Ora invece tutto da rifare, perché quello che si dovrebbe adottare non è più il riciclo, ma il riuso, con tutti i problemi anche dal punto di vista igienico sanitari, che questo comporta, almeno per quanto riguarda gli imballaggi alimentari. “In Italia è stato infatti conseguito un tasso di riciclo degli imballaggi per oltre il 70%, raggiungendo, con anni di anticipo, gli obiettivi previsti dall’Europa con la medesima percentuale per il 2030”, si legge in una recente relazione a proposito di Confcommercio. “Inoltre, il packaging alimentare rappresenta un elemento fondamentale per la tutela dell’integrità dell’alimento”, si legge ancora. “Se tale impostazione venisse confermata, danni ingenti ricadrebbero, ad esempio, sulla filiera alimentare in quanto gli imballaggi alimentari in generale, inclusi quelli monouso che sono tra i più direttamente colpiti da questo approccio, sono fondamentali per la protezione e conservazione degli alimenti, l’informazione al consumatore, la tracciabilità e l’igiene dei prodotti, permettendone anche la commercializzazione e l’export”. Fortuna che almeno su questo punto il voto in commissione Agri della settimana scorsa, ha certamente migliorato il testo originario, come afferma Nicola Procaccini, che è membro della Commissione. “In particolare sono passati emendamenti che eliminano il riferimento al divieto di packaging monouso per frutta e verdura sotto a 1,5 kg; il punto che prevedeva obiettivi di riuso e refill per il vino; gli obblighi di percentuale minima di packaging riutilizzabile per bevande calde e fredde, incluso nel settore Horeca; è stata garantita la protezione dei prodotti a proprietà intellettuale registrata (IG), esentandoli da tutti gli obblighi di minimizzazione e standardizzazione degli imballaggi”. Ma la strada da percorrere per arrivare ad un testo condiviso e che possa soddisfare tutti gli attori in campo è ancora lungo e controverso, come l’aspetto del regolamento che vorrebbe sottovalutare importanza del riciclo e dell’economia circolare.

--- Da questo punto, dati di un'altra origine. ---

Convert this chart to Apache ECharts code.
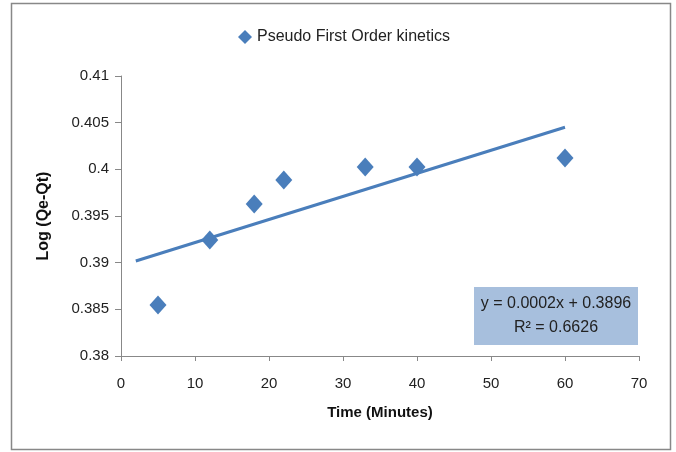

E questo riguarderebbe molto da vicino proprio il nostro paese, che è diventato leader in Europa nell’economia circolare e del riciclo, grazie ad una filiera capace di generare ricchezza e lavoro, con 6,3 milioni di occupati e un fatturato 1.850 miliardi di euro. Senza contare che il nostro paese ha deciso di investire circa 2,1 miliardi del PNRR proprio sulla economia circolare. Inoltre anche dal punto di vista ambientale gli effetti di un simile provvedimento non sembrerebbero cosi migliorativi, come vorrebbe far credere la commissione europea. Il riuso, infatti, come previsto da questo regolamento richiederebbe un consumo di acqua di 228 volte superiore a quello attuale, senza contare l’aumento di emissioni di CO2 nell’aria maggiori di 2,8 volte. Insomma, oltre al danno pure la beffa, sarebbe il caso di dire.